In the case of the L80 model, a very early scribing of the sample without filler is shown again, Fig. 9. Accordingly, damage propagation caused by further delamination occurs very early. In contrast to the L50 model, the initiation of damage in the L80 model with and without filler is at t=0.02 s. At t=0.03 s, the L-angle has already detached up to half of the base plate in the model without filler. Whereas in the model with filler, only the filler begins to detach from the baseplate. Here, a failure behaviour that is qualitatively comparable to the L50 model can be observed. At t=0.04 s, the angle of the model without filler has already completely detached from the base plate. The connection of the angle to the base plate in the model with filler is still completely intact here, until the load maximum is reached at t=0.051 s. However, a very strong load bearing capacity exists for this model, which is confirmed in the course of the reaction force curve. The roller bar distance of l=80 mm ensures that there is no direct contact between the foot of the L-angle and the roller bar. For this reason, the model without filler fails much earlier in this case, whereas the model with filler has a much later failure due to the much smoother load transfer into the L-angle. It is obvious that the filler improves the load transfer, as well. For this reason, the use of filler is of great advantage when using L-angles. If the model has already reached its final failure without filler, the model with filler only reaches its maximum load bearing capacity here. Overall, the load-bearing capacity of the model with filler is increased by a factor of about 2.5 compared to the model without filler, Fig. 10.

Fig. 9

Damage patterns for L80 model

Fig. 10

Reaction forces for L80 model

4.1.3 L130 Model

The L130 model shows both without and with filler very early scribing of the samples, Fig. 11. In the further course of the load, the respective delamination spreads rapidly, so that both samples fail almost simultaneously. Overall, the load bearing capacity of the model with filler is not so dominant compared to the previous models with L=50 mm and L=80 mm roller bar distance respectively. Rather, it shows that the model with filler has a maximum load capacity increased by a factor of only 1.6 compared to the model without filler, Fig. 12. The authors assume that this property is due to the significantly increased roller bar distance on the one hand and to the 90\(^\circ\) rotated arrangement of the roller bars compared to the L50 models and L80 model on the other hand. With this model, the positive influence of the filler can therefore be regarded as significantly smaller. A general comparison of the reaction force curves with and without filler material for all cases investigated in given in Fig. 13, where the limit of effectiveness is introduced to allow the possibility of a quick comparison and evaluation of the quality of the filler in the different geometric configurations studied. The reaction forces are normalized by the maximum reaction force of the L50 model with filler.

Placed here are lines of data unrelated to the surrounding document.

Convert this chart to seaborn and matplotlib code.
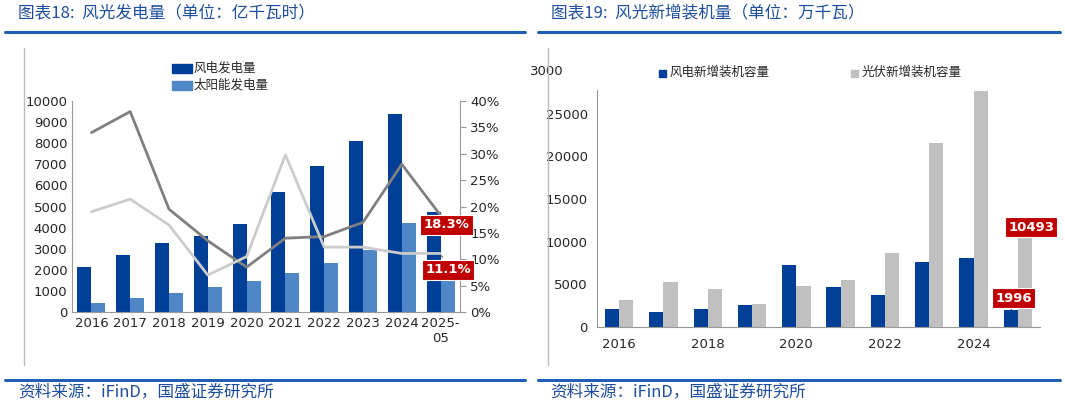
import numpy as np
import pandas as pd
import seaborn as sns
import matplotlib.pyplot as plt
from matplotlib.lines import Line2D

sns.set_style("white")
plt.rcParams['font.family'] = ['DejaVu Sans', 'Noto Sans CJK SC']

# left chart data
years_l = ['2016', '2017', '2018', '2019', '2020', '2021', '2022', '2023', '2024', '2025-\n05']
wind_gen = [2150, 2720, 3260, 3600, 4170, 5680, 6900, 8120, 9400, 4750]
solar_gen = [410, 660, 920, 1190, 1450, 1860, 2310, 2960, 4220, 1800]
wind_growth = [34.0, 38.0, 19.5, 13.5, 8.5, 14.0, 14.3, 17.0, 28.0, 18.3]
solar_growth = [19.0, 21.4, 16.5, 7.0, 10.5, 29.8, 12.3, 12.3, 11.1, 11.1]

# right chart data
years_r = ['2016', '2017', '2018', '2019', '2020', '2021', '2022', '2023', '2024', '2025']
wind_new = [2100, 1750, 2150, 2600, 7250, 4750, 3750, 7600, 8050, 1996]
solar_new = [3200, 5300, 4450, 2700, 4800, 5500, 8700, 21600, 27700, 10493]

DARK = '#003f98'
MID = '#4f86c6'
GREY = '#c0c0c0'
RED = '#c00000'
TITLE = '#1f4e9e'

fig = plt.figure(figsize=(10.65, 4.05), dpi=100)

# frame lines
for x0, x1 in [(0.005, 0.493), (0.505, 0.995)]:
    fig.add_artist(Line2D([x0, x1], [1 - 32 / 405] * 2, color='#1f5fb4', lw=2.2))
    fig.add_artist(Line2D([x0, x1], [1 - 380 / 405] * 2, color='#1f5fb4', lw=2.2))
fig.add_artist(Line2D([24 / 1065] * 2, [1 - 48 / 405, 1 - 365 / 405], color='#bbbbbb', lw=1))
fig.add_artist(Line2D([548 / 1065] * 2, [1 - 48 / 405, 1 - 365 / 405], color='#bbbbbb', lw=1))

cjk = ['Noto Sans CJK SC', 'DejaVu Sans']
for xt, txt in [(0.017, '图表18:  风光发电量（单位：亿千瓦时）'),
                (0.517, '图表19:  风光新增装机量（单位：万千瓦）')]:
    fig.text(xt, 1 - 14 / 405, txt, family=cjk, fontsize=12, color=TITLE, style='italic', va='center')
    fig.text(xt, 1 - 392 / 405, '资料来源：iFinD，国盛证券研究所', family=cjk, fontsize=12,
             color=TITLE, style='italic', va='center')

# ---- left chart
ax = fig.add_axes([72 / 1065, 1 - 312 / 405, 388 / 1065, 211 / 405])
dl = pd.DataFrame({'year': years_l * 2,
                   'val': wind_gen + solar_gen,
                   's': ['风电发电量'] * 10 + ['太阳能发电量'] * 10})
sns.barplot(data=dl, x='year', y='val', hue='s', palette=[DARK, MID], ax=ax,
            width=0.72, gap=0, saturation=1, legend=False, linewidth=0)
ax.set_ylim(0, 10000)
ax.set_yticks(range(0, 10001, 1000))
ax.set_xlabel('')
ax.set_ylabel('')
for s in ['top', 'right']:
    ax.spines[s].set_visible(False)
ax.spines['left'].set_color('#999999')
ax.spines['bottom'].set_color('#999999')
ax.tick_params(labelsize=9.5, length=0)
ax.set_xticks(np.arange(-0.5, 10, 1), minor=True)
ax.tick_params(which='minor', length=4, color='#999999', direction='out')

ax2 = ax.twinx()
x = np.arange(len(years_l))
ax2.plot(x, wind_growth, color='#808080', lw=2)
ax2.plot(x, solar_growth, color='#cccccc', lw=2)
ax2.set_ylim(0, 40)
ax2.set_yticks(range(0, 41, 5))
ax2.set_yticklabels([f'{v}%' for v in range(0, 41, 5)])
ax2.tick_params(labelsize=9.5, length=4, color='#999999')
for s in ['top', 'left', 'bottom']:
    ax2.spines[s].set_visible(False)
ax2.spines['right'].set_color('#999999')
ax2.set_xlim(-0.5, 9.5)
bb = dict(boxstyle='square,pad=0.25', fc=RED, ec='white', lw=0.8)
ax2.annotate(f'{wind_growth[-1]}%', xy=(9, wind_growth[-1]), xytext=(9.15, 16.5), fontsize=9.5,
             color='white', fontweight='bold', ha='center', va='center', bbox=bb)
ax2.annotate(f'{solar_growth[-1]}%', xy=(9, solar_growth[-1]), xytext=(9.2, 8.0), fontsize=9.5,
             color='white', fontweight='bold', ha='center', va='center', bbox=bb,
             arrowprops=dict(arrowstyle='-', color='#333333', lw=0.8))
fig.patches.extend([plt.Rectangle((172 / 1065, 1 - 73 / 405), 20 / 1065, 9 / 405, color=DARK, transform=fig.transFigure),
                    plt.Rectangle((172 / 1065, 1 - 90 / 405), 20 / 1065, 9 / 405, color=MID, transform=fig.transFigure)])
fig.text(194 / 1065, 1 - 68 / 405, '风电发电量', family=cjk, fontsize=9, va='center')
fig.text(194 / 1065, 1 - 85 / 405, '太阳能发电量', family=cjk, fontsize=9, va='center')

# ---- right chart
bx = fig.add_axes([597 / 1065, 1 - 327 / 405, 443 / 1065, 237 / 405])
dr = pd.DataFrame({'year': years_r * 2,
                   'val': wind_new + solar_new,
                   's': ['风电新增装机容量'] * 10 + ['光伏新增装机容量'] * 10})
sns.barplot(data=dr, x='year', y='val', hue='s', palette=[DARK, GREY], ax=bx,
            width=0.64, gap=0, saturation=1, legend=False, linewidth=0)
bx.set_ylim(0, 27800)
bx.set_yticks(range(0, 25001, 5000))
bx.set_xlim(-0.5, 9.5)
bx.set_xticks(range(0, 10, 2))
bx.set_xticklabels(years_r[::2])
bx.set_xlabel('')
bx.set_ylabel('')
for s in ['top', 'right']:
    bx.spines[s].set_visible(False)
bx.spines['left'].set_color('#999999')
bx.spines['bottom'].set_color('#999999')
bx.tick_params(labelsize=9.5, length=3, color='#999999')
bx.tick_params(axis='x', length=0, pad=8)
bx.set_xticks(np.arange(-0.5, 10, 1), minor=True)
bx.tick_params(which='minor', length=4, color='#999999', direction='in')
bx.text(-0.075, 30000, '3000', transform=bx.get_yaxis_transform(), fontsize=9.5,
        ha='right', va='center', clip_on=False)
bx.annotate(str(wind_new[-1]), xy=(8.85, wind_new[-1]), xytext=(8.9, 3400), fontsize=9.5,
            color='white', fontweight='bold', ha='center', va='center', bbox=bb,
            arrowprops=dict(arrowstyle='-', color='#333333', lw=0.8))
bx.text(9.3, 11700, str(solar_new[-1]), fontsize=9.5, color='white', fontweight='bold',
        ha='center', va='center', bbox=bb)
fig.patches.extend([plt.Rectangle((659 / 1065, 1 - 77 / 405), 7 / 1065, 7 / 405, color=DARK, transform=fig.transFigure),
                    plt.Rectangle((851 / 1065, 1 - 77 / 405), 7 / 1065, 7 / 405, color=GREY, transform=fig.transFigure)])
fig.text(670 / 1065, 1 - 72 / 405, '风电新增装机容量', family=cjk, fontsize=9, va='center')
fig.text(862 / 1065, 1 - 72 / 405, '光伏新增装机容量', family=cjk, fontsize=9, va='center')

fig.savefig('out.png', dpi=100)
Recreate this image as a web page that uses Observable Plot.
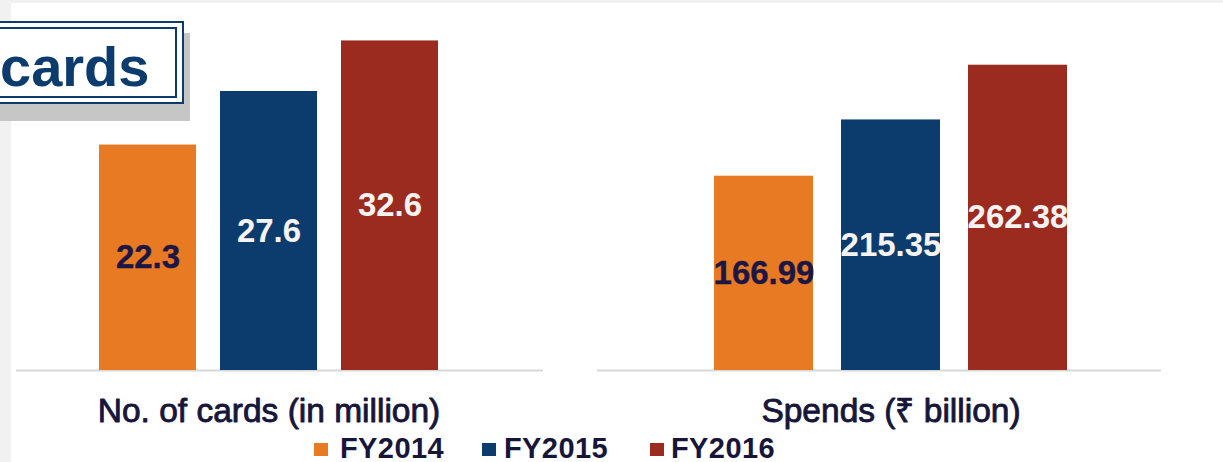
<!DOCTYPE html>
<html><head><meta charset="utf-8">
<script src="https://cdn.jsdelivr.net/npm/d3@7"></script>
<script src="https://cdn.jsdelivr.net/npm/@observablehq/plot@0.6"></script>
<style>
html,body{margin:0;padding:0;}
body{width:1223px;height:462px;background:#f1f1f1;position:relative;overflow:hidden;font-family:"Liberation Sans",Arial,sans-serif;}
#page{position:absolute;left:11px;top:3px;width:1212px;height:459px;background:#fff;}
#left,#right{position:absolute;top:0;}
#left{left:0px;} #right{left:580px;}
#shadow{position:absolute;left:0;top:33px;width:190px;height:88px;background:#c6c6c6;}
#ghostband{position:absolute;left:0;top:98px;width:160px;height:14px;background:linear-gradient(#dcdcdc,#bdbdbd);opacity:0.35;}
#box{position:absolute;left:-10px;top:21px;width:194px;height:83px;box-sizing:border-box;border:2px solid #0c3b6d;background:#fff;}
#boxinner{position:absolute;left:4px;top:4px;right:5px;bottom:4px;border:2px solid #0c3b6d;}
#title{position:absolute;left:0px;top:39px;font-size:56px;line-height:56px;font-weight:bold;color:#0c3b6d;}
.lg{position:absolute;font-size:29px;line-height:29px;font-weight:bold;color:#17163a;letter-spacing:0.4px;top:434px;}
.sw{position:absolute;width:14px;height:13px;top:443px;}
</style></head><body>
<div id="page"></div>
<div id="left"></div><div id="right"></div>
<div id="shadow"></div>
<div id="box"><div id="boxinner"></div></div>
<div id="title">cards</div>
<div id="legend"></div>
<script>
const years = ["FY2014", "FY2015", "FY2016"];
const colors = ["#e97a24", "#0c3c6e", "#9b2a1f"];
const labelColors = ["#1c1645", "#f7f3f3", "#f7f3f3"];
const cardsValues = [22.3, 27.6, 32.6];
const cardsLabels = ["22.3", "27.6", "32.6"];
const spendsValues = [166.99, 215.35, 262.38];
const spendsLabels = ["166.99", "215.35", "262.38"];
const panelTitles = ["No. of cards (in million)", "Spends (\u20B9 billion)"];

function panel(values, labels, title, opts) {
  const data = years.map((y, i) => ({year: y, value: values[i], label: labels[i], lc: labelColors[i]}));
  const dark = labelColors[0];
  const textBase = {x: "year", y: d => d.value / 2, text: "label", fontSize: 33, fontWeight: "bold", fontFamily: "Liberation Sans, Arial, sans-serif"};
  return Plot.plot({
    width: opts.width, height: 440,
    marginLeft: opts.ml, marginRight: opts.mr, marginTop: 0, marginBottom: 70,
    style: {background: "transparent", overflow: "visible"},
    x: {domain: years, range: opts.xr, paddingInner: opts.pi, paddingOuter: 0, axis: null},
    y: {domain: [0, opts.ymax], axis: null},
    color: {domain: years, range: colors},
    marks: [
      Plot.ruleY([0], {stroke: "#d8d8d8", strokeWidth: 2}),
      Plot.barY(data, {x: "year", y: "value", fill: "year"}),
      Plot.text(data, {...textBase, filter: d => d.lc === dark, fill: dark, stroke: dark, strokeWidth: 0.4}),
      Plot.text(data, {...textBase, filter: d => d.lc !== dark, fill: labelColors[1]}),
      Plot.text([title], {x: () => years[1], y: () => 0, dy: 41, text: d => d, fontSize: 33.5, fill: "#17163a", stroke: "#17163a", strokeWidth: 0.9, fontFamily: "Liberation Sans, Arial, sans-serif"})
    ]
  });
}

document.getElementById("left").appendChild(panel(cardsValues, cardsLabels, panelTitles[0],
  {width: 580, ml: 16, mr: 37, xr: [98, 438], pi: 0.2, ymax: 36.6}));
document.getElementById("right").appendChild(panel(spendsValues, spendsLabels, panelTitles[1],
  {width: 643, ml: 17, mr: 62, xr: [133, 488], pi: 0.22, ymax: 318}));

// legend
const lg = document.getElementById("legend");
const swLeft = [314, 482, 650];
const txLeft = [340, 504, 671];
years.forEach((y, i) => {
  const s = document.createElement("div");
  s.className = "sw"; s.style.left = swLeft[i] + "px"; s.style.background = colors[i];
  lg.appendChild(s);
  const t = document.createElement("div");
  t.className = "lg"; t.style.left = txLeft[i] + "px"; t.textContent = y;
  lg.appendChild(t);
});
</script>
</body></html>
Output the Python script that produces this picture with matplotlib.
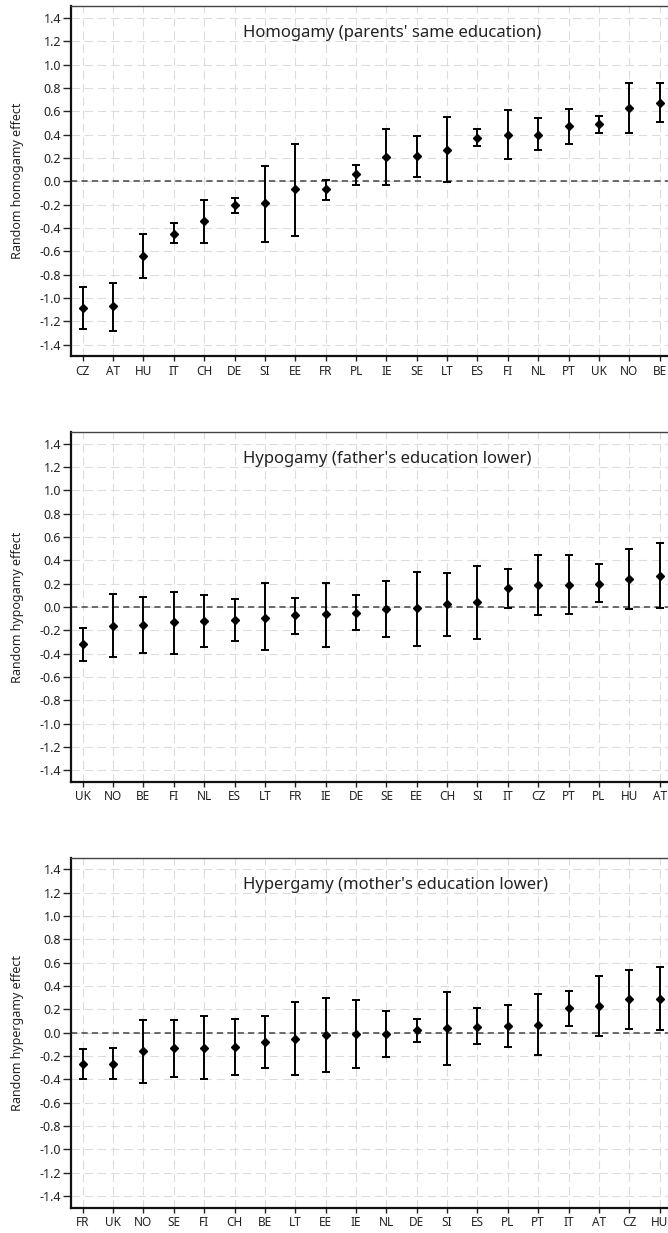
import matplotlib
matplotlib.use("Agg")
import matplotlib.pyplot as plt
import numpy as np

plt.rcParams.update({
    "font.family": ["Noto Sans", "DejaVu Sans"],
    "lines.scale_dashes": False,
})

# Panel 1: homogamy
homo_countries = ["CZ", "AT", "HU", "IT", "CH", "DE", "SI", "EE", "FR", "PL",
                  "IE", "SE", "LT", "ES", "FI", "NL", "PT", "UK", "NO", "BE"]
homo_est = [-1.09, -1.07, -0.64, -0.45, -0.34, -0.20, -0.19, -0.07, -0.07, 0.06,
            0.21, 0.22, 0.27, 0.37, 0.40, 0.40, 0.47, 0.49, 0.63, 0.67]
homo_lo = [-1.27, -1.28, -0.83, -0.53, -0.53, -0.27, -0.52, -0.47, -0.16, -0.03,
           -0.03, 0.04, -0.01, 0.30, 0.19, 0.27, 0.32, 0.41, 0.41, 0.51]
homo_hi = [-0.91, -0.87, -0.45, -0.36, -0.16, -0.14, 0.13, 0.32, 0.01, 0.14,
           0.45, 0.39, 0.55, 0.45, 0.61, 0.54, 0.62, 0.56, 0.84, 0.84]

# Panel 2: hypogamy
hypo_countries = ["UK", "NO", "BE", "FI", "NL", "ES", "LT", "FR", "IE", "DE",
                  "SE", "EE", "CH", "SI", "IT", "CZ", "PT", "PL", "HU", "AT"]
hypo_est = [-0.32, -0.16, -0.15, -0.13, -0.12, -0.11, -0.09, -0.07, -0.06, -0.05,
            -0.02, -0.01, 0.03, 0.04, 0.16, 0.19, 0.19, 0.20, 0.24, 0.27]
hypo_lo = [-0.46, -0.43, -0.39, -0.40, -0.34, -0.29, -0.37, -0.23, -0.34, -0.20,
           -0.26, -0.33, -0.25, -0.27, -0.01, -0.07, -0.06, 0.04, -0.02, -0.01]
hypo_hi = [-0.18, 0.11, 0.09, 0.13, 0.10, 0.07, 0.21, 0.08, 0.21, 0.10,
           0.22, 0.30, 0.29, 0.35, 0.33, 0.45, 0.45, 0.37, 0.50, 0.55]

# Panel 3: hypergamy
hyper_countries = ["FR", "UK", "NO", "SE", "FI", "CH", "BE", "LT", "EE", "IE",
                   "NL", "DE", "SI", "ES", "PL", "PT", "IT", "AT", "CZ", "HU"]
hyper_est = [-0.27, -0.27, -0.16, -0.13, -0.13, -0.12, -0.08, -0.05, -0.02, -0.01,
             -0.01, 0.02, 0.04, 0.05, 0.06, 0.07, 0.21, 0.23, 0.29, 0.29]
hyper_lo = [-0.40, -0.40, -0.43, -0.38, -0.40, -0.36, -0.30, -0.36, -0.34, -0.30,
            -0.21, -0.08, -0.28, -0.10, -0.12, -0.19, 0.06, -0.03, 0.03, 0.02]
hyper_hi = [-0.14, -0.13, 0.11, 0.11, 0.14, 0.12, 0.14, 0.26, 0.30, 0.28,
            0.19, 0.12, 0.35, 0.21, 0.24, 0.33, 0.36, 0.49, 0.54, 0.56]

panels = [
    (homo_countries, homo_est, homo_lo, homo_hi,
     "Homogamy (parents' same education)", "Random homogamy effect"),
    (hypo_countries, hypo_est, hypo_lo, hypo_hi,
     "Hypogamy (father's education lower)", "Random hypogamy effect"),
    (hyper_countries, hyper_est, hyper_lo, hyper_hi,
     "Hypergamy (mother's education lower)", "Random hypergamy effect"),
]

W, H = 668, 1233
fig = plt.figure(figsize=(W / 100, H / 100), dpi=100)

left = 71 / W
width = (671.4 - 71) / W
tops = [6.3, 432.0, 857.7]
ax_h = 350

ink = "#222222"
yticks = np.round(np.arange(-1.4, 1.41, 0.2), 1)
ytick_labels = [f"{v:.1f}" if abs(v) > 1e-9 else "0.0" for v in yticks]

for (countries, est, lo, hi, title, ylabel), top in zip(panels, tops):
    bottom = (H - top - ax_h) / H
    ax = fig.add_axes([left, bottom, width, ax_h / H])
    x = np.arange(1, len(countries) + 1)
    est = np.array(est)
    err = [est - np.array(lo), np.array(hi) - est]

    ax.grid(True, color="#dcdcdc", linewidth=0.8, dashes=(6, 3.5), zorder=0)
    ax.set_axisbelow(True)
    ax.axhline(0, color="#444444", linewidth=1.1, dashes=(4.5, 3), zorder=1)
    ax.errorbar(x, est, yerr=err, fmt="D", color="black", ms=3.6,
                ecolor="black", elinewidth=1.4, capsize=3.2, capthick=1.4,
                zorder=3)

    ax.set_xlim(0.615, len(countries) + 0.385)
    ax.set_ylim(-1.5, 1.5)
    ax.set_xticks(x)
    ax.set_xticklabels(countries)
    ax.set_yticks(yticks)
    ax.set_yticklabels(ytick_labels)
    ax.tick_params(axis="y", direction="out", length=5.5, width=1.0,
                   pad=1.5, labelsize=9, colors=ink)
    ax.tick_params(axis="x", direction="out", length=3.5, width=1.0,
                   pad=2.5, labelsize=8.5, colors=ink)
    ax.set_ylabel(ylabel, fontsize=9, color=ink, labelpad=11.5)

    for side in ("left", "bottom"):
        ax.spines[side].set_linewidth(1.6)
        ax.spines[side].set_color("#111111")
    ax.spines["top"].set_linewidth(1.0)
    ax.spines["top"].set_color("#444444")
    ax.spines["right"].set_visible(False)

    # title sits inside the plot, x in axes fraction, y in data units
    ax.text(0.286, 1.27, title, transform=ax.get_yaxis_transform(),
            fontsize=12, color=ink, ha="left", va="center")

fig.savefig("out.png", dpi=100)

A summary and evaluation of the numerical results obtained is given in Table 4

Fig. 11

Damage patterns for L130 model

Fig. 12

Reaction forces for L130 model

Fig. 13

Comparison of all reaction force curves with and w/o filler. One notices the largest influence of the filler material in case of the L50 model, followed by the L80 model. Less influence of the filler material can be seen in case of the L130 model. The reaction forces are normalized by the maximum reaction force of the L50 model with filler. The diagram also shows the limit of effectiveness. It can be said that all curves are above the limit of effectiveness, which means that a positive effect of using a filler can be seen for all three configurations. If one of the curves were below the limit of effectiveness, this would mean a reduction in the load-bearing capacity of the structure due to the use of a filler

Table 4 Comparison of results for L50 model, L80 model as well as L130 model, respectively

5 Conclusion and Further Work

In this paper three different models were defined to investigate the tear-off behaviour of L-angle samples with and without filler. The L-angle samples consist of 12 layers of carbon fibre reinforced thermoplastic polymer with a quasi-isotropic layer structure. The first two models have roller bar distances of L=50 mm and L=80 mm, respectively, whereby the roller bars were aligned in 0\(^\circ\) direction of a single layer. The third model examined had a roller bar distance of L=130 mm, whereby the orientation of the roller bars in this model was rotated by 90\(^\circ\). For all cases examined numerically, it could be proven that when using filler material to introduce and transfer the structural loads, a significantly greater load could be transferred than in the case without the filler material. The significantly smoother load introduction into the samples ensures a significantly later initial failure combined with significantly higher residual strength. Accordingly, the use of filler material to connect L-profiles to thermoplastic CFRP base plates is to be preferred to the use of L-angles on base plates without filler material. In case of L50 model, a significantly earlier detachment of the L-angle without filler material compared to the model with filler was observed.

The models with L=50 mm and L=80 mm roller bar distance showed in the case with filler a clearly improved load bearing capacity compared to these models without filler. The filler increased the maximum load by a factor of 2.4 and 2.5 respectively. The model with L=130 mm roller bar distance behaved somewhat differently compared to the first two models. Both the model with filler and the model without filler showed a very early marking of the L-angle from the base plate. The model with filler showed a significantly improved load bearing capacity compared to the model without filler. However, with a factor of 1.6 this is significantly lower than with the L50 models and L80 model. In addition, the final failure of both models with L=130 mm roller bar distance was achieved at almost the same time, which is also a difference compared to the L50 models and L80 model. The L80 model showed a significantly earlier detachment of the L-angle without filler material, as well. Compared to the L50 model, the L80 model with filler material showed a softer behaviour due to the greater roller bar distance. Looking at the model with L=130 mm roller bar distance, a simultaneous detachment of the L-angles was observed for the models with and without filler material. Furthermore, delamination within the base plates as well as in the L-angles could be identified. In contrast to the L50 models and L80 models with and without filler material, the models with L=130 mm roller bar distance revealed the lowest reaction forces.

In order to allow a quick and relatively simple assessment of the quality of fillers in relation to the residual forces to be achieved, the size of the limit of effectiveness was introduced in this work. In the present work, this variable clearly shows that the use of filler always has an advantage in terms of the achievable residual forces. The L80 model showed the greatest potential, even if the residual forces achieved in absolute terms turned out to be somewhat lower than in the case of the L50 model.

From a numerical point of view, it can be said that the models and the results obtained are very reasonable and verified. For a final validation of the models, future experimental investigations must be carried out to identify the material parameters of the material used. On the other hand, experimental L-angle tear-off tests must be carried out in order to be able to quantitatively confirm the qualitatively achieved numerical results.